La condizione contemporanea è figlia di questo enorme errore politico e filosofico.
Il postmoderno architettonico non ci ha solo lasciato farsesco ciarpame edilizio, ma ha influenzato profondamente le persone abituandole ad una visione sconsolatamente autarchica dei propri valori esistenziali. Demonizzare l’universalismo, e la capacità degli uomini di vedersi con le stesse idealità e gli stessi valori, ha sicuramente soddisfatto la vanagloria di chi nell’internazionalismo vedeva affondare la propria vanità creativa, ma ha ferito gravemente i principi stessi che sono alla base della convivenza.
Questo è il mio pensiero più maturo, che con gioia ho rincontrato in buona parte in quello di Cinzia Sciuto, autrice del libro “Non c’è fede che tenga” (Feltrinelli), un vero manifesto illuminista che rimette in ordine un sistema di valori essenziale per la nostra democrazia.
È un libro di cui consiglio la lettura e che può ridare speranza ad una posizione critica autenticamente laica.
Di seguito lo stralcio di alcune parti dell’intervista lasciata dall’autrice al sito GliStatiGenerali.com.
“Alla difesa delle comunità religiose, lo Stato laico e democratico deve sempre e comunque anteporre la difesa del singolo individuo. E’ il singolo cittadino che deve essere tutelato non perché appartenente ad una determinata comunità ma in quanto persona e, se necessario, anche contro quella stessa comunità.”
“Mi sono cominciata a sentire fortemente a disagio quando ad un certo punto mi è stato detto, da più parti, che parlare di diritti delle donne è giusto solo se si rimane all’interno del nostro orizzonte culturale; al contrario, quando si ha a che fare con orizzonti culturali diversi dal nostro allora non è detto che il nostro sistema di valori e diritti sia sempre valido.
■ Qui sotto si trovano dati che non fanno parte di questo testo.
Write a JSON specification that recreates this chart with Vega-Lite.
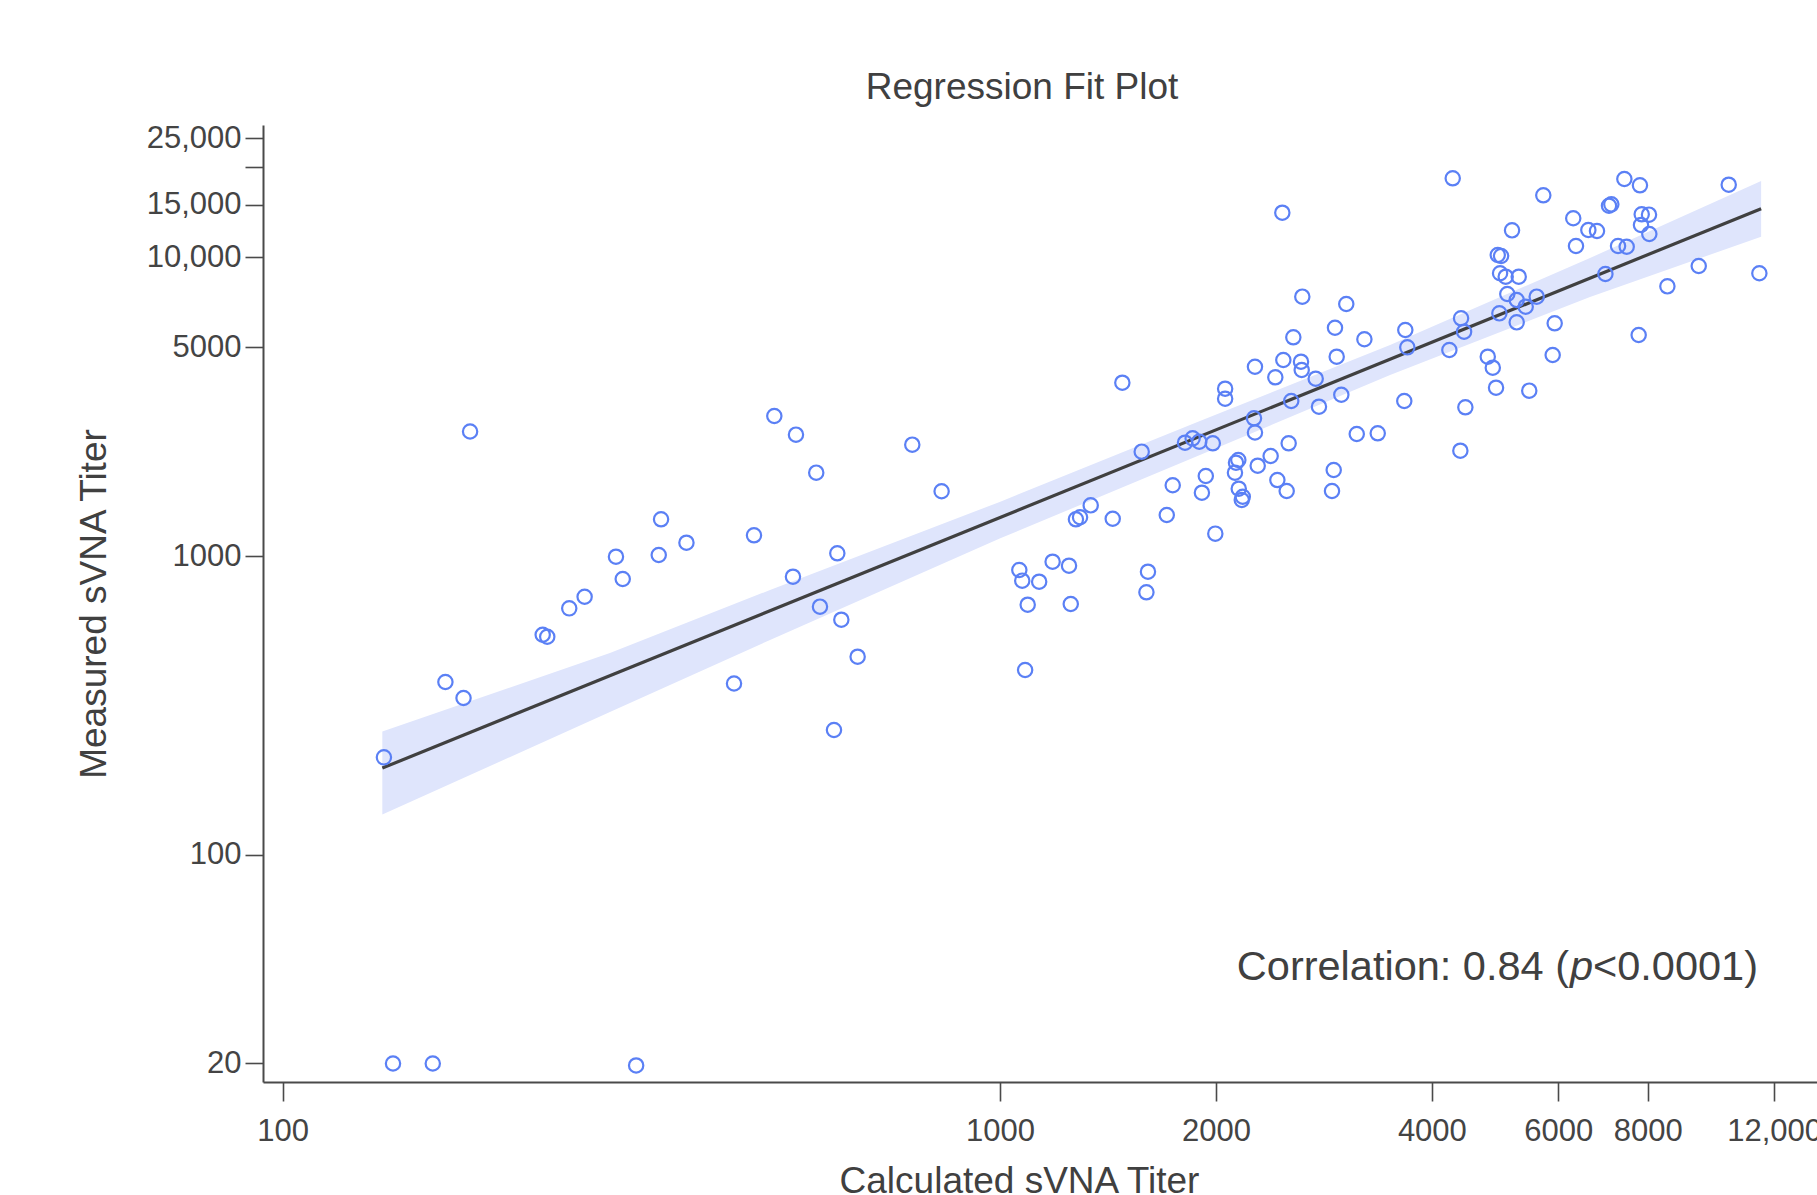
{
  "$schema": "https://vega.github.io/schema/vega-lite/v6.json",
  "width": 1554,
  "height": 957,
  "autosize": {"type": "none"},
  "padding": {"left": 263, "top": 125, "right": 0, "bottom": 113},
  "background": "white",
  "title": {"text": "Regression Fit Plot", "fontSize": 37, "font": "Liberation Sans", "fontWeight": "normal", "color": "#404040", "anchor": "middle", "dx": -18, "offset": -14, "baseline": "alphabetic", "frame": "group"},
  "config": {
    "view": {"stroke": null},
    "font": "Liberation Sans",
    "axis": {
      "grid": false,
      "domainColor": "#4a4a4a",
      "domainWidth": 2,
      "tickColor": "#4a4a4a",
      "tickWidth": 1.6,
      "labelColor": "#444444",
      "labelFont": "Liberation Sans",
      "labelFontSize": 31,
      "titleFont": "Liberation Sans",
      "titleFontSize": 37,
      "titleFontWeight": "normal",
      "titleColor": "#404040",
      "labelOverlap": false,
      "labelBound": false,
      "labelFlush": false
    }
  },
  "datasets": {
    "points": [
      {"x": 138.4, "y": 211.8}, {"x": 142.5, "y": 20}, {"x": 161.9, "y": 20}, {"x": 311, "y": 19.7},
      {"x": 168.6, "y": 378.6}, {"x": 178.7, "y": 334.7}, {"x": 182.5, "y": 2611}, {"x": 230.4, "y": 545},
      {"x": 233.8, "y": 536.7}, {"x": 250.9, "y": 668}, {"x": 263.6, "y": 730.5}, {"x": 291.5, "y": 994.6},
      {"x": 297.9, "y": 837.5}, {"x": 334.4, "y": 1008}, {"x": 336.9, "y": 1327}, {"x": 365.5, "y": 1108},
      {"x": 425.8, "y": 374.3}, {"x": 454, "y": 1173}, {"x": 484.6, "y": 2942}, {"x": 514.5, "y": 852.5},
      {"x": 519.5, "y": 2548}, {"x": 554.4, "y": 1901}, {"x": 561.1, "y": 676.7}, {"x": 586.9, "y": 261.5},
      {"x": 593.2, "y": 1021}, {"x": 600.9, "y": 612}, {"x": 633.2, "y": 460.1}, {"x": 754.6, "y": 2359},
      {"x": 829.1, "y": 1647}, {"x": 1064, "y": 897.6}, {"x": 1074, "y": 826.8}, {"x": 1093, "y": 687.1},
      {"x": 1084, "y": 415.2}, {"x": 1134, "y": 820.4}, {"x": 1184, "y": 957}, {"x": 1248, "y": 927.9},
      {"x": 1255, "y": 690.8}, {"x": 1276, "y": 1327}, {"x": 1293, "y": 1348}, {"x": 1338, "y": 1478},
      {"x": 1436, "y": 1333}, {"x": 1481, "y": 3804}, {"x": 1576, "y": 2235}, {"x": 1600, "y": 756},
      {"x": 1608, "y": 886}, {"x": 1708, "y": 1372}, {"x": 1741, "y": 1725}, {"x": 1811, "y": 2395},
      {"x": 1856, "y": 2477}, {"x": 1896, "y": 2414}, {"x": 1980, "y": 2384}, {"x": 1912, "y": 1629},
      {"x": 1936, "y": 1853}, {"x": 1996, "y": 1188}, {"x": 2060, "y": 3632}, {"x": 2060, "y": 3362},
      {"x": 2126, "y": 1901}, {"x": 2149, "y": 2096}, {"x": 2133, "y": 2053}, {"x": 2152, "y": 1680},
      {"x": 2180, "y": 1579}, {"x": 2173, "y": 1540}, {"x": 2260, "y": 2891}, {"x": 2267, "y": 2591},
      {"x": 2267, "y": 4302}, {"x": 2287, "y": 2006}, {"x": 2384, "y": 2162}, {"x": 2420, "y": 3965},
      {"x": 2436, "y": 1796}, {"x": 2475, "y": 14105}, {"x": 2483, "y": 4531}, {"x": 2510, "y": 1651},
      {"x": 2526, "y": 2384}, {"x": 2547, "y": 3303}, {"x": 2564, "y": 5398}, {"x": 2628, "y": 4472},
      {"x": 2634, "y": 4195}, {"x": 2639, "y": 7383}, {"x": 2755, "y": 3923}, {"x": 2784, "y": 3161},
      {"x": 2903, "y": 1651}, {"x": 2919, "y": 1941}, {"x": 2931, "y": 5811}, {"x": 2947, "y": 4648},
      {"x": 2991, "y": 3467}, {"x": 3039, "y": 6979}, {"x": 3143, "y": 2561}, {"x": 3221, "y": 5316},
      {"x": 3362, "y": 2575}, {"x": 3661, "y": 3303}, {"x": 3673, "y": 5709}, {"x": 3697, "y": 4995},
      {"x": 4231, "y": 4893}, {"x": 4277, "y": 18388}, {"x": 4383, "y": 2252}, {"x": 4393, "y": 6248},
      {"x": 4436, "y": 5635}, {"x": 4454, "y": 3147}, {"x": 4786, "y": 4648}, {"x": 4864, "y": 4270},
      {"x": 4915, "y": 3660}, {"x": 4942, "y": 10179}, {"x": 4995, "y": 10101}, {"x": 4979, "y": 8842},
      {"x": 5070, "y": 8611}, {"x": 4968, "y": 6493}, {"x": 5096, "y": 7537}, {"x": 5252, "y": 7194},
      {"x": 5252, "y": 6058}, {"x": 5286, "y": 8611}, {"x": 5174, "y": 12312}, {"x": 5406, "y": 6833},
      {"x": 5468, "y": 3577}, {"x": 5600, "y": 7383}, {"x": 5720, "y": 16130}, {"x": 5895, "y": 4709},
      {"x": 5933, "y": 6012}, {"x": 6297, "y": 13510}, {"x": 6353, "y": 10910}, {"x": 6610, "y": 12340},
      {"x": 6796, "y": 12250}, {"x": 6982, "y": 8795}, {"x": 7063, "y": 14880}, {"x": 7116, "y": 15040},
      {"x": 7271, "y": 10910}, {"x": 7420, "y": 18290}, {"x": 7476, "y": 10850}, {"x": 7769, "y": 5495},
      {"x": 7801, "y": 17420}, {"x": 7827, "y": 12830}, {"x": 7845, "y": 13930}, {"x": 8031, "y": 13890},
      {"x": 8039, "y": 11970}, {"x": 8519, "y": 7995}, {"x": 9421, "y": 9352}, {"x": 10373, "y": 17500},
      {"x": 11445, "y": 8842}
    ],
    "fit": [
      {"x": 137.7, "y": 195},
      {"x": 11510, "y": 14545}
    ],
    "band": [
      {"x": 137.7, "lo": 136.3, "hi": 258.5},
      {"x": 285.9, "lo": 300.4, "hi": 473.5},
      {"x": 478, "lo": 523.4, "hi": 769.5},
      {"x": 1001, "lo": 1146, "hi": 1520},
      {"x": 1900, "lo": 2178, "hi": 2831},
      {"x": 3498, "lo": 4036, "hi": 5087},
      {"x": 6645, "lo": 7366, "hi": 9947},
      {"x": 11510, "lo": 11720, "hi": 18010}
    ],
    "note": [
      {"x": 6232, "y": 38.06, "a": "Correlation: 0.84 (", "b": "p", "c": "<0.0001)"}
    ]
  },
  "layer": [
    {
      "data": {"name": "band"},
      "mark": {"type": "area", "color": "#dfe5fc", "opacity": 1},
      "encoding": {
        "x": {"field": "x", "type": "quantitative", "scale": {"type": "log", "domain": [93.88, 13771], "nice": false, "zero": false}, "title": "Calculated sVNA Titer",
              "axis": {"values": [100, 1000, 2000, 4000, 6000, 8000, 12000], "labelExpr": "datum.value >= 10000 ? format(datum.value, ',') : format(datum.value, 'd')", "tickSize": 19, "labelPadding": 15, "titlePadding": 17, "titleX": 756}},
        "y": {"field": "lo", "type": "quantitative", "scale": {"type": "log", "domain": [17.34, 27730], "nice": false, "zero": false}, "title": "Measured sVNA Titer",
              "axis": {"values": [20, 100, 1000, 5000, 10000, 15000, 20000, 25000], "labelExpr": "datum.value == 20000 ? '' : (datum.value >= 10000 ? format(datum.value, ',') : format(datum.value, 'd'))", "tickSize": 18, "labelPadding": 4, "titlePadding": 33}},
        "y2": {"field": "hi"}
      }
    },
    {
      "data": {"name": "fit"},
      "mark": {"type": "line", "color": "#404040", "strokeWidth": 3.2},
      "encoding": {
        "x": {"field": "x", "type": "quantitative", "title": "Calculated sVNA Titer"},
        "y": {"field": "y", "type": "quantitative", "title": "Measured sVNA Titer"}
      }
    },
    {
      "data": {"name": "points"},
      "mark": {"type": "point", "shape": "circle", "filled": false, "stroke": "#5b80f5", "strokeWidth": 2.2, "size": 205, "opacity": 1},
      "encoding": {
        "x": {"field": "x", "type": "quantitative", "title": "Calculated sVNA Titer"},
        "y": {"field": "y", "type": "quantitative", "title": "Measured sVNA Titer"}
      }
    },
    {
      "data": {"name": "note"},
      "mark": {"type": "text", "fontSize": 41.5, "font": "Liberation Sans", "color": "#404040", "align": "right", "baseline": "alphabetic", "dx": -1},
      "encoding": {
        "x": {"field": "x", "type": "quantitative"},
        "y": {"field": "y", "type": "quantitative"},
        "text": {"field": "a"}
      }
    },
    {
      "data": {"name": "note"},
      "mark": {"type": "text", "fontSize": 41.5, "font": "Liberation Sans", "fontStyle": "italic", "color": "#404040", "align": "left", "baseline": "alphabetic", "dx": 0},
      "encoding": {
        "x": {"field": "x", "type": "quantitative"},
        "y": {"field": "y", "type": "quantitative"},
        "text": {"field": "b"}
      }
    },
    {
      "data": {"name": "note"},
      "mark": {"type": "text", "fontSize": 41.5, "font": "Liberation Sans", "color": "#404040", "align": "left", "baseline": "alphabetic", "dx": 23},
      "encoding": {
        "x": {"field": "x", "type": "quantitative"},
        "y": {"field": "y", "type": "quantitative"},
        "text": {"field": "c"}
      }
    }
  ]
}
Io ho una formazione filosofica di forte matrice illuministica, il mio riferimento filosofico principale è Immanuel Kant con il suo universalismo. Dunque questo approccio relativista a me è sempre parso da un lato logicamente contraddittorio, dall’altro moralmente aberrante.
Sulla questione della contestualizzazione storica e culturale delle battaglie per le libertà e i diritti individuali bisogna distinguere due livelli: una cosa è dire che bisogna conoscere i contesti locali e dunque essere consapevoli che, a seconda dei casi, le battaglie per i diritti dell’uomo possono essere condotte con diversi mezzi e che anche l’ordine di priorità può, delle volte, variare (per esempio, se negli anni ’60 e ’70 in Italia era prioritario il divorzio e l’aborto, non è detto che lo sia in tutti i contesti culturali allo stesso tempo); un’altra cosa, però, è mettere in discussione i principi ed i valori stessi in termini assoluti. Quest’ultima è una posizione, a mio avviso, da rigettare perché nasconde un razzismo inconsapevole: come a dire che in “altri” contesti, gli uomini e le donne non sono degni di godere dei “nostri” stessi diritti. Le battaglie per i diritti umani sono battaglie che coinvolgono l’umanità intera; anche noi, in Occidente, dobbiamo quotidianamente continuare a combattere. Nulla è dato per scontato”.
“Io credo sia importante in ambito laico criticare non solo le derive più estreme e concretamente violente ma anche e soprattutto i dogmi e le credenze stesse che ne sono alla base e che alimentano di fatto episodi come questi. Il problema non è soltanto evitare la violenza di per sé ma sviluppare un dibattito pubblico in cui si condanni senza se e senza ma omofobia, misogina e qualsiasi altra forma di discriminazione.”